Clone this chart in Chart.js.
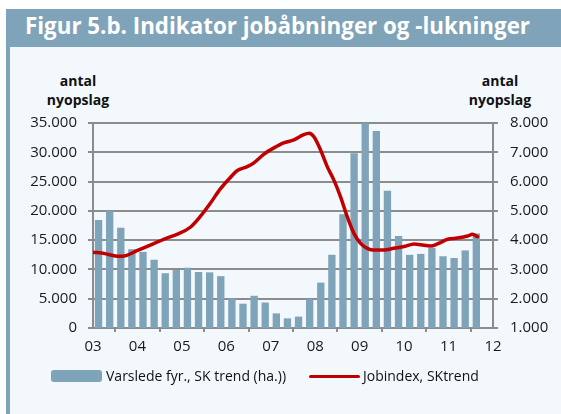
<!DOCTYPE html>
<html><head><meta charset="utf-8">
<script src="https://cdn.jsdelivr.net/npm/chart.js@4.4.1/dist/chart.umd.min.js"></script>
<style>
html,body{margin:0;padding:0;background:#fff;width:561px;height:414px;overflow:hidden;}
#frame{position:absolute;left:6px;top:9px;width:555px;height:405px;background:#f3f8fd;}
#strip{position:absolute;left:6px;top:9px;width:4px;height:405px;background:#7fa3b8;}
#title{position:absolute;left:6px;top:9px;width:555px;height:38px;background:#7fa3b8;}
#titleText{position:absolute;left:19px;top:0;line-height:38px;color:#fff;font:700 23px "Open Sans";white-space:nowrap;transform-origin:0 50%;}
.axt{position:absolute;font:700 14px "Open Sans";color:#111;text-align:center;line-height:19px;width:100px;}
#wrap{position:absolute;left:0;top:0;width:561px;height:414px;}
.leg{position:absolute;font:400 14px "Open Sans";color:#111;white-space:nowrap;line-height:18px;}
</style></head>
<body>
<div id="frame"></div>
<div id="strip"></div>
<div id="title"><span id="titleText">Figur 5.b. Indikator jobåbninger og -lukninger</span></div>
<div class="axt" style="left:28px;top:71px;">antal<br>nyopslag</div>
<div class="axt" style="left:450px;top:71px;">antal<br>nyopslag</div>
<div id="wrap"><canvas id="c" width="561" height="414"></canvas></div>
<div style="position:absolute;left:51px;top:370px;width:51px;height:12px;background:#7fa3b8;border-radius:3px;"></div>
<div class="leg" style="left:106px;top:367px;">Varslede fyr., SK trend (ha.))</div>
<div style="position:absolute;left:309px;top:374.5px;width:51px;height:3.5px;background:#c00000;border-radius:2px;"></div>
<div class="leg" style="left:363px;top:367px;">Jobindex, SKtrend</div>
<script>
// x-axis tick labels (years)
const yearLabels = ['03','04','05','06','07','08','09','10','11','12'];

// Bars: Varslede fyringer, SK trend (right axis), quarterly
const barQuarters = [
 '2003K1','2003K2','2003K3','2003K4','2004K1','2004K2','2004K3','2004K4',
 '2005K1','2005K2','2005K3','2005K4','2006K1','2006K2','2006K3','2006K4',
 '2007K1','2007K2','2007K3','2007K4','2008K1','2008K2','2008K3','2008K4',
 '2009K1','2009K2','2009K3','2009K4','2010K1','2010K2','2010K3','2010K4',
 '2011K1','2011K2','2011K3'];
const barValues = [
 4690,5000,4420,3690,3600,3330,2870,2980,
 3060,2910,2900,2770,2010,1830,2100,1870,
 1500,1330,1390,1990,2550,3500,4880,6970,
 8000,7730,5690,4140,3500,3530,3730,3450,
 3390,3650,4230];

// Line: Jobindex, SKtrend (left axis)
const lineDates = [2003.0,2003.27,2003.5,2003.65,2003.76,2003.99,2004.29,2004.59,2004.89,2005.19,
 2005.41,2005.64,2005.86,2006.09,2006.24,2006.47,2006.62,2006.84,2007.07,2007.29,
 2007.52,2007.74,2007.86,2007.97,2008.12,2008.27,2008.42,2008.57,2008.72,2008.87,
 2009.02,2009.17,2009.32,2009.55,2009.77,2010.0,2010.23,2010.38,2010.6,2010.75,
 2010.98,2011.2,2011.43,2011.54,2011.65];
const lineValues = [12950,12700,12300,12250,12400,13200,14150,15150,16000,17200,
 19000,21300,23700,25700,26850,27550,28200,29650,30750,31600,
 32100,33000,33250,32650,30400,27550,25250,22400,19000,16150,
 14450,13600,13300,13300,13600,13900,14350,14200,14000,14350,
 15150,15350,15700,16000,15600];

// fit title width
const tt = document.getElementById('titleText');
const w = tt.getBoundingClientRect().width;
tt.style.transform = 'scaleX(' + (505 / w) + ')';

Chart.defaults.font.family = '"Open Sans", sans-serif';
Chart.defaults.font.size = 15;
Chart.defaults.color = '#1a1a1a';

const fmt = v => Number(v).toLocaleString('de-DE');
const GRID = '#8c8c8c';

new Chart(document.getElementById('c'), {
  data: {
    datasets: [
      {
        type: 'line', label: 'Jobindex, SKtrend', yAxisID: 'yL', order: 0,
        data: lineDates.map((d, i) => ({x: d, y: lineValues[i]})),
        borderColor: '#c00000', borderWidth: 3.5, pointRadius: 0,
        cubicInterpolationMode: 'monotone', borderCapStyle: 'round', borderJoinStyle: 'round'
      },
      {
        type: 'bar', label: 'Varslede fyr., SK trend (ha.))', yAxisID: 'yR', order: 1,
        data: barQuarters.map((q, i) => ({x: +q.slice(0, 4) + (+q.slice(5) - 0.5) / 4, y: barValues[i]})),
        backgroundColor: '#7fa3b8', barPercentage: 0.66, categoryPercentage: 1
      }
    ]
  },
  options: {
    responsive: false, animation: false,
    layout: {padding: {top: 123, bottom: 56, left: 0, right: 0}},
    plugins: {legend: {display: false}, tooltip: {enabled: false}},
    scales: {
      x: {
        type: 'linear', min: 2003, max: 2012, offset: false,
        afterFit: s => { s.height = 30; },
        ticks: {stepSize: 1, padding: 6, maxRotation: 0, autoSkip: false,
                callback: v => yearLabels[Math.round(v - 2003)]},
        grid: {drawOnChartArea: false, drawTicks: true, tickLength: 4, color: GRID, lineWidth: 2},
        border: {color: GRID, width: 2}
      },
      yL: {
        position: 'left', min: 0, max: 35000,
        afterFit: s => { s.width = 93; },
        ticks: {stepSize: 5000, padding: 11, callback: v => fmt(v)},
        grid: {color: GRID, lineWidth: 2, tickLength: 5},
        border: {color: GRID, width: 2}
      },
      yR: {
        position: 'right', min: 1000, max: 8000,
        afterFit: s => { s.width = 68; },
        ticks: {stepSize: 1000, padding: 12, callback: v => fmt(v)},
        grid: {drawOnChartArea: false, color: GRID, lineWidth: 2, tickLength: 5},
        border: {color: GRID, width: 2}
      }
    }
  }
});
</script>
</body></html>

#####

◆ Task brief ◆
Reproduce each line word for word and drop the pictures.

◆ Expected answer ◆
Clone this chart in Chart.js.
<!DOCTYPE html>
<html><head><meta charset="utf-8">
<script src="https://cdn.jsdelivr.net/npm/chart.js@4.4.1/dist/chart.umd.min.js"></script>
<style>
html,body{margin:0;padding:0;background:#fff;width:561px;height:414px;overflow:hidden;}
#frame{position:absolute;left:6px;top:9px;width:555px;height:405px;background:#f3f8fd;}
#strip{position:absolute;left:6px;top:9px;width:4px;height:405px;background:#7fa3b8;}
#title{position:absolute;left:6px;top:9px;width:555px;height:38px;background:#7fa3b8;}
#titleText{position:absolute;left:19px;top:0;line-height:38px;color:#fff;font:700 23px "Open Sans";white-space:nowrap;transform-origin:0 50%;}
.axt{position:absolute;font:700 14px "Open Sans";color:#111;text-align:center;line-height:19px;width:100px;}
#wrap{position:absolute;left:0;top:0;width:561px;height:414px;}
.leg{position:absolute;font:400 14px "Open Sans";color:#111;white-space:nowrap;line-height:18px;}
</style></head>
<body>
<div id="frame"></div>
<div id="strip"></div>
<div id="title"><span id="titleText">Figur 5.b. Indikator jobåbninger og -lukninger</span></div>
<div class="axt" style="left:28px;top:71px;">antal<br>nyopslag</div>
<div class="axt" style="left:450px;top:71px;">antal<br>nyopslag</div>
<div id="wrap"><canvas id="c" width="561" height="414"></canvas></div>
<div style="position:absolute;left:51px;top:370px;width:51px;height:12px;background:#7fa3b8;border-radius:3px;"></div>
<div class="leg" style="left:106px;top:367px;">Varslede fyr., SK trend (ha.))</div>
<div style="position:absolute;left:309px;top:374.5px;width:51px;height:3.5px;background:#c00000;border-radius:2px;"></div>
<div class="leg" style="left:363px;top:367px;">Jobindex, SKtrend</div>
<script>
// x-axis tick labels (years)
const yearLabels = ['03','04','05','06','07','08','09','10','11','12'];

// Bars: Varslede fyringer, SK trend (right axis), quarterly
const barQuarters = [
 '2003K1','2003K2','2003K3','2003K4','2004K1','2004K2','2004K3','2004K4',
 '2005K1','2005K2','2005K3','2005K4','2006K1','2006K2','2006K3','2006K4',
 '2007K1','2007K2','2007K3','2007K4','2008K1','2008K2','2008K3','2008K4',
 '2009K1','2009K2','2009K3','2009K4','2010K1','2010K2','2010K3','2010K4',
 '2011K1','2011K2','2011K3'];
const barValues = [
 4690,5000,4420,3690,3600,3330,2870,2980,
 3060,2910,2900,2770,2010,1830,2100,1870,
 1500,1330,1390,1990,2550,3500,4880,6970,
 8000,7730,5690,4140,3500,3530,3730,3450,
 3390,3650,4230];

// Line: Jobindex, SKtrend (left axis)
const lineDates = [2003.0,2003.27,2003.5,2003.65,2003.76,2003.99,2004.29,2004.59,2004.89,2005.19,
 2005.41,2005.64,2005.86,2006.09,2006.24,2006.47,2006.62,2006.84,2007.07,2007.29,
 2007.52,2007.74,2007.86,2007.97,2008.12,2008.27,2008.42,2008.57,2008.72,2008.87,
 2009.02,2009.17,2009.32,2009.55,2009.77,2010.0,2010.23,2010.38,2010.6,2010.75,
 2010.98,2011.2,2011.43,2011.54,2011.65];
const lineValues = [12950,12700,12300,12250,12400,13200,14150,15150,16000,17200,
 19000,21300,23700,25700,26850,27550,28200,29650,30750,31600,
 32100,33000,33250,32650,30400,27550,25250,22400,19000,16150,
 14450,13600,13300,13300,13600,13900,14350,14200,14000,14350,
 15150,15350,15700,16000,15600];

// fit title width
const tt = document.getElementById('titleText');
const w = tt.getBoundingClientRect().width;
tt.style.transform = 'scaleX(' + (505 / w) + ')';

Chart.defaults.font.family = '"Open Sans", sans-serif';
Chart.defaults.font.size = 15;
Chart.defaults.color = '#1a1a1a';

const fmt = v => Number(v).toLocaleString('de-DE');
const GRID = '#8c8c8c';

new Chart(document.getElementById('c'), {
  data: {
    datasets: [
      {
        type: 'line', label: 'Jobindex, SKtrend', yAxisID: 'yL', order: 0,
        data: lineDates.map((d, i) => ({x: d, y: lineValues[i]})),
        borderColor: '#c00000', borderWidth: 3.5, pointRadius: 0,
        cubicInterpolationMode: 'monotone', borderCapStyle: 'round', borderJoinStyle: 'round'
      },
      {
        type: 'bar', label: 'Varslede fyr., SK trend (ha.))', yAxisID: 'yR', order: 1,
        data: barQuarters.map((q, i) => ({x: +q.slice(0, 4) + (+q.slice(5) - 0.5) / 4, y: barValues[i]})),
        backgroundColor: '#7fa3b8', barPercentage: 0.66, categoryPercentage: 1
      }
    ]
  },
  options: {
    responsive: false, animation: false,
    layout: {padding: {top: 123, bottom: 56, left: 0, right: 0}},
    plugins: {legend: {display: false}, tooltip: {enabled: false}},
    scales: {
      x: {
        type: 'linear', min: 2003, max: 2012, offset: false,
        afterFit: s => { s.height = 30; },
        ticks: {stepSize: 1, padding: 6, maxRotation: 0, autoSkip: false,
                callback: v => yearLabels[Math.round(v - 2003)]},
        grid: {drawOnChartArea: false, drawTicks: true, tickLength: 4, color: GRID, lineWidth: 2},
        border: {color: GRID, width: 2}
      },
      yL: {
        position: 'left', min: 0, max: 35000,
        afterFit: s => { s.width = 93; },
        ticks: {stepSize: 5000, padding: 11, callback: v => fmt(v)},
        grid: {color: GRID, lineWidth: 2, tickLength: 5},
        border: {color: GRID, width: 2}
      },
      yR: {
        position: 'right', min: 1000, max: 8000,
        afterFit: s => { s.width = 68; },
        ticks: {stepSize: 1000, padding: 12, callback: v => fmt(v)},
        grid: {drawOnChartArea: false, color: GRID, lineWidth: 2, tickLength: 5},
        border: {color: GRID, width: 2}
      }
    }
  }
});
</script>
</body></html>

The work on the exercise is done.